Drones allow the military to easily cross borders and carry out attacks and extra-judicial assassinations without the necessity of training and mobilizing troops, risking U.S. casualties, or even declaring war. Their use has allowed the Obama White House to pretend to disengage from the U.S. wars in Iraq and Afghanistan while vigorously stepping up its aggression in Africa, Southern Asia, and elsewhere.

The Pentagon has some 7500 drones in its arsenal, and the U.S. Air Force uses the mechanized “hunter-killers” to fly at least 40 round-the-clock patrols every day. The U.S. has established drone-launching installations throughout the oil and mineral-rich region of Northern Africa—including in Libya, Somalia, Ethiopia, and most recently in Niger—and around the Indian Ocean and Southern Asia.

On April 29, several dozen protested in front of the U.S. embassy in Yemen.
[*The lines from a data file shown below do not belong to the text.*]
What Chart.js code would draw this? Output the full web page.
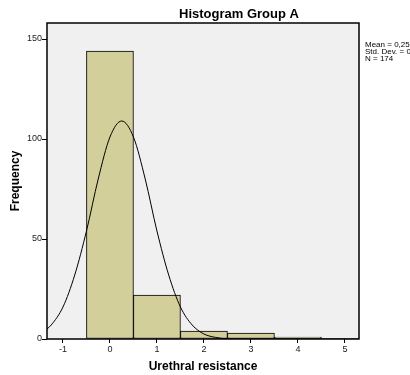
<!DOCTYPE html>
<html>
<head>
<meta charset="utf-8">
<script src="https://cdn.jsdelivr.net/npm/chart.js@4"></script>
<style>
  html, body { margin: 0; padding: 0; background: #fff; }
  #wrap { width: 410px; height: 375px; }
</style>
</head>
<body>
<div id="wrap"><canvas id="hist"></canvas></div>
<script>
// histogram bins (centre of bin) and counts
const binCenters = [0, 1, 2, 3, 4];
const binCounts = [144, 22, 4, 3, 1];

// fitted normal curve
const curveX = [-1.34, -1.25, -1, -0.75, -0.5, -0.25, 0, 0.25, 0.5, 0.75, 1, 1.25, 1.5, 1.75, 2, 2.25, 2.5, 3, 5.3];
const curveY = [5, 7, 16, 32, 54, 80, 101, 109, 101, 80, 54, 32, 16, 7, 2.5, 0.8, 0.1, 0, 0];

const xTickValues = [-1, 0, 1, 2, 3, 4, 5];
const yTickValues = [0, 50, 100, 150];
const statsLines = ['Mean = 0,25', 'Std. Dev. = 0,637', 'N = 174'];

const FONT = 'Arial, "Liberation Sans", sans-serif';

const decorations = {
    id: 'decorations',
    beforeDraw(chart) {
        const { ctx, chartArea: a } = chart;
        ctx.save();
        ctx.fillStyle = '#f0f0f0';
        ctx.fillRect(a.left, a.top, a.right - a.left, a.bottom - a.top);
        ctx.restore();
    },
    afterDraw(chart) {
        const { ctx, chartArea: a } = chart;
        ctx.save();
        ctx.strokeStyle = '#000';
        ctx.lineWidth = 1.5;
        ctx.strokeRect(a.left, a.top, a.right - a.left, a.bottom - a.top);

        ctx.fillStyle = '#000';
        ctx.textAlign = 'center';
        ctx.textBaseline = 'middle';
        ctx.font = 'bold 13px ' + FONT;
        ctx.fillText('Histogram Group A', 239, 14);

        ctx.font = 'bold 12px ' + FONT;
        ctx.fillText('Urethral resistance', 203, 367);

        ctx.translate(16, 181);
        ctx.rotate(-Math.PI / 2);
        ctx.fillText('Frequency', 0, 0);
        ctx.restore();

        ctx.save();
        ctx.fillStyle = '#000';
        ctx.font = '8px ' + FONT;
        ctx.textAlign = 'left';
        ctx.textBaseline = 'middle';
        statsLines.forEach((s, i) => ctx.fillText(s, 365, 45 + i * 7));
        ctx.restore();
    }
};

new Chart(document.getElementById('hist'), {
    type: 'bar',
    data: {
        datasets: [{
            type: 'line',
            data: curveX.map((x, i) => ({ x: x, y: curveY[i] })),
            borderColor: '#000',
            borderWidth: 1,
            pointRadius: 0,
            fill: false,
            cubicInterpolationMode: 'monotone',
            order: 0
        }, {
            type: 'bar',
            data: binCenters.map((x, i) => ({ x: x, y: binCounts[i] })),
            backgroundColor: '#d3cf9a',
            borderColor: '#000',
            borderWidth: 1,
            borderSkipped: false,
            barPercentage: 1,
            categoryPercentage: 1,
            order: 1
        }]
    },
    options: {
        responsive: true,
        maintainAspectRatio: false,
        animation: false,
        layout: { padding: { left: 0, right: 51, top: 23, bottom: 0 } },
        plugins: {
            legend: { display: false },
            tooltip: { enabled: false }
        },
        scales: {
            x: {
                type: 'linear',
                offset: false,
                min: -1.34,
                max: 5.3,
                afterBuildTicks: s => { s.ticks = xTickValues.map(v => ({ value: v })); },
                afterFit: s => { s.height = 36; },
                grid: { offset: false, drawOnChartArea: false, color: '#000', tickLength: 4 },
                border: { display: false },
                ticks: { color: '#222', font: { size: 9, family: FONT }, padding: 1, maxRotation: 0 }
            },
            y: {
                min: 0,
                max: 158,
                afterBuildTicks: s => { s.ticks = yTickValues.map(v => ({ value: v })); },
                afterFit: s => { s.width = 47; },
                grid: { drawOnChartArea: false, color: '#000', tickLength: 5 },
                border: { display: false },
                ticks: { color: '#222', font: { size: 9, family: FONT }, padding: 0 }
            }
        }
    },
    plugins: [decorations]
});
</script>
</body>
</html>
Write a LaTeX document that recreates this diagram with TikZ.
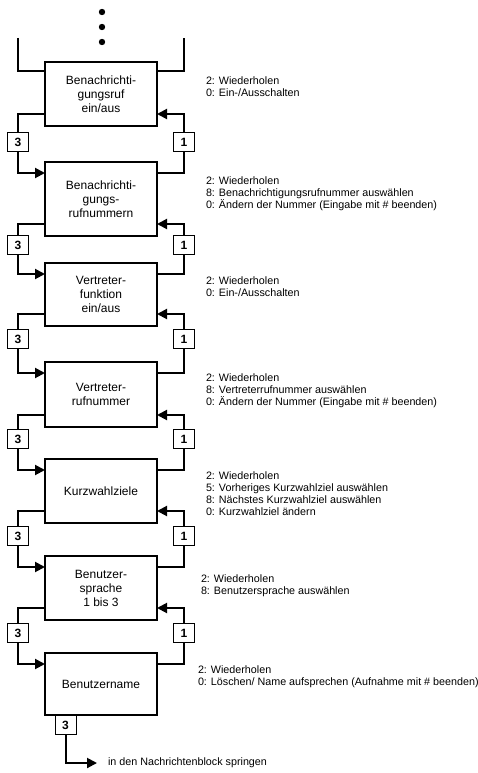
\documentclass[tikz,border=0pt]{standalone}
\usepackage{fontspec}
\setmainfont{Liberation Sans}
\usetikzlibrary{arrows.meta,positioning}

\begin{document}
\begin{tikzpicture}[x=1pt,y=-1pt,->,>={Triangle[length=10pt,width=10pt]},line width=2pt,
  main node/.style={rectangle,draw,fill=white,outer sep=0pt,minimum width=112pt,minimum height=64pt,align=center,font=\fontsize{12}{14}\selectfont},
  key/.style={rectangle,draw,fill=white,line width=1pt,minimum width=21pt,minimum height=19pt,inner sep=0pt,font=\fontsize{12}{14}\selectfont\bfseries},
  info/.style={anchor=north west,inner sep=0pt,align=left,font=\fontsize{10.75}{12}\selectfont}]
  \useasboundingbox (0,0) rectangle (478,773);

  \node[main node] (1) at (101,94) {Benachrichti-\\gungsruf\\ein/aus};
  \node[main node,minimum height=74pt] (2) [below=36pt of 1] {Benachrichti-\\gungs-\\rufnummern};
  \node[main node,minimum height=63pt] (3) [below=27pt of 2] {Vertreter-\\funktion\\ein/aus};
  \node[main node,minimum height=65pt] (4) [below=36pt of 3] {Vertreter-\\rufnummer};
  \node[main node] (5) [below=32pt of 4] {Kurzwahlziele};
  \node[main node] (6) [below=33pt of 5] {Benutzer-\\sprache\\1 bis 3};
  \node[main node,minimum height=62pt] (7) [below=33pt of 6] {Benutzername};

  \node[key] (l1) at (18,142) {3};
  \node[key] (l2) at (18,245) {3};
  \node[key] (l3) at (18,339) {3};
  \node[key] (l4) at (18,439) {3};
  \node[key] (l5) at (18,536) {3};
  \node[key] (l6) at (18,633) {3};
  \node[key] (r1) at (184,142) {1};
  \node[key] (r2) at (184,245) {1};
  \node[key] (r3) at (184,339) {1};
  \node[key] (r4) at (184,439) {1};
  \node[key] (r5) at (184,536) {1};
  \node[key] (r6) at (184,633) {1};
  \node[key,anchor=north] (l7) at ([xshift=20.5pt]7.south west) {3};

  \node[info] (t1) at (205,76) {2: Wiederholen\\0: Ein-/Ausschalten};
  \node[info] (t2) at (205,176) {2: Wiederholen\\8: Benachrichtigungsrufnummer auswählen\\0: Ändern der Nummer (Eingabe mit \# beenden)};
  \node[info] (t3) at (205,276) {2: Wiederholen\\0: Ein-/Ausschalten};
  \node[info] (t4) at (205,373) {2: Wiederholen\\8: Vertreterrufnummer auswählen\\0: Ändern der Nummer (Eingabe mit \# beenden)};
  \node[info] (t5) at (205,471) {2: Wiederholen\\5: Vorheriges Kurzwahlziel auswählen\\8: Nächstes Kurzwahlziel auswählen\\0: Kurzwahlziel ändern};
  \node[info] (t6) at (200,574) {2: Wiederholen\\8: Benutzersprache auswählen};
  \node[info] (t7) at (197,665) {2: Wiederholen\\0: Löschen/ Name aufsprechen (Aufnahme mit \# beenden)};
  \node[anchor=west,inner sep=0pt,inner xsep=10pt,font=\fontsize{10.75}{12}\selectfont] (exit) at (97,763) {in den Nachrichtenblock springen};

  \fill (102,12) circle (3.2pt);
  \fill (102,27) circle (3.2pt);
  \fill (102,42) circle (3.2pt);
  \coordinate (in) at (18,38);
  \coordinate (up) at (184,38);
  \draw[-] (in) |- ([yshift=-9pt]1.north west);
  \draw[-] ([yshift=-9pt]1.north east) -| (up);

  \draw ([yshift=12pt]1.south west) -| (l1) |- ([yshift=-11pt]2.north west);
  \draw ([yshift=12pt]2.south west) -| (l2) |- ([yshift=-11pt]3.north west);
  \draw ([yshift=12pt]3.south west) -| (l3) |- ([yshift=-11pt]4.north west);
  \draw ([yshift=12pt]4.south west) -| (l4) |- ([yshift=-11pt]5.north west);
  \draw ([yshift=12pt]5.south west) -| (l5) |- ([yshift=-11pt]6.north west);
  \draw ([yshift=12pt]6.south west) -| (l6) |- ([yshift=-11pt]7.north west);
  \draw ([yshift=-11pt]2.north east) -| (r1) |- ([yshift=12pt]1.south east);
  \draw ([yshift=-11pt]3.north east) -| (r2) |- ([yshift=12pt]2.south east);
  \draw ([yshift=-11pt]4.north east) -| (r3) |- ([yshift=12pt]3.south east);
  \draw ([yshift=-11pt]5.north east) -| (r4) |- ([yshift=12pt]4.south east);
  \draw ([yshift=-11pt]6.north east) -| (r5) |- ([yshift=12pt]5.south east);
  \draw ([yshift=-11pt]7.north east) -| (r6) |- ([yshift=12pt]6.south east);
  \draw (l7) |- (exit);
\end{tikzpicture}
\end{document}
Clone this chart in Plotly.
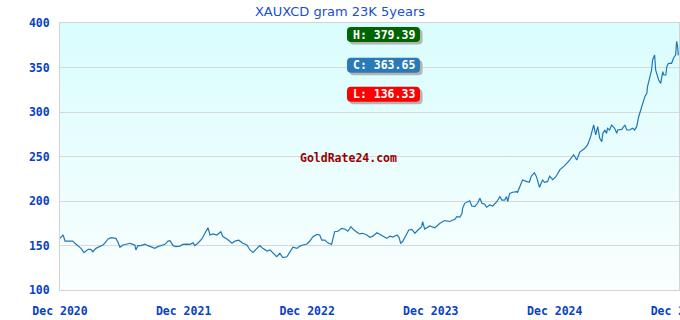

According to The New York Times (May 2), civilian deaths caused by the attacks have bred increasing local resentment: “The drone program is terrorizing our people,” the embassy protesters wrote in an open letter to Obama. “One never knows where the next drone will strike or how many innocent victims will die.”

On April 27-28, some 600 antiwar protesters marched and rallied outside the Lincolnshire air base in England. British drone flights in Afghanistan are controlled from the base. The protest took place as the British government admitted that the Royal Air Force has carried out over 2000 missions using “borrowed” U.S. armed drones. Also, British personnel “embedded” with the U.S. Air Force employed drones in the recent wars in Libya and Iraq.

In the United States, rallies, picket lines, and vigils against drones continued throughout the month in over 50 cities and towns.

San Diego, which carries the dubious distinction of being the drone production capital of the world, saw a couple of hundred activists from throughout the Western region take part in four days of protests in early April outside the drone-manufacturing facilities of General Atomics and Northrop Grumman, as well as at other locations. The San Diego activities drew attention to the fact that drones are being used along the increasingly militarized U.S.-Mexico border, as well as for warfare abroad.

Several hundred, including a contingent of people from Africa who are temporarily resident in the U.S., rallied in Washington, D.C., on April 13 in an anti-drone action sponsored by ANSWER and endorsed by many other organizations, including the Council on American-Islamic Relations (CAIR). On April 29, the Anti-war Committee of Chicago sponsored an anti-drone picket line outside the stockholders’ meeting of the Boeing aircraft corporation, which was being held at the Field Museum.

The drone command base at Hancock Field, near Syracuse, N.Y., has been a focal point for many antiwar activists in the Northeast. On April 28 close to 300 marched, beat drums, and carried mock coffins; the sheriff’s department arrested 31 protesters on spurious charges of loitering, disorderly conduct, and obstructing government administration.

On April 27, Philadelphia-area activists picketed the former Willow Grove airbase in Horsham, Pa., which has been designated as a drones command center due to open in October. The Philadelphia antiwar movement has vowed to organize monthly protests throughout the summer to put a stop to the new   base.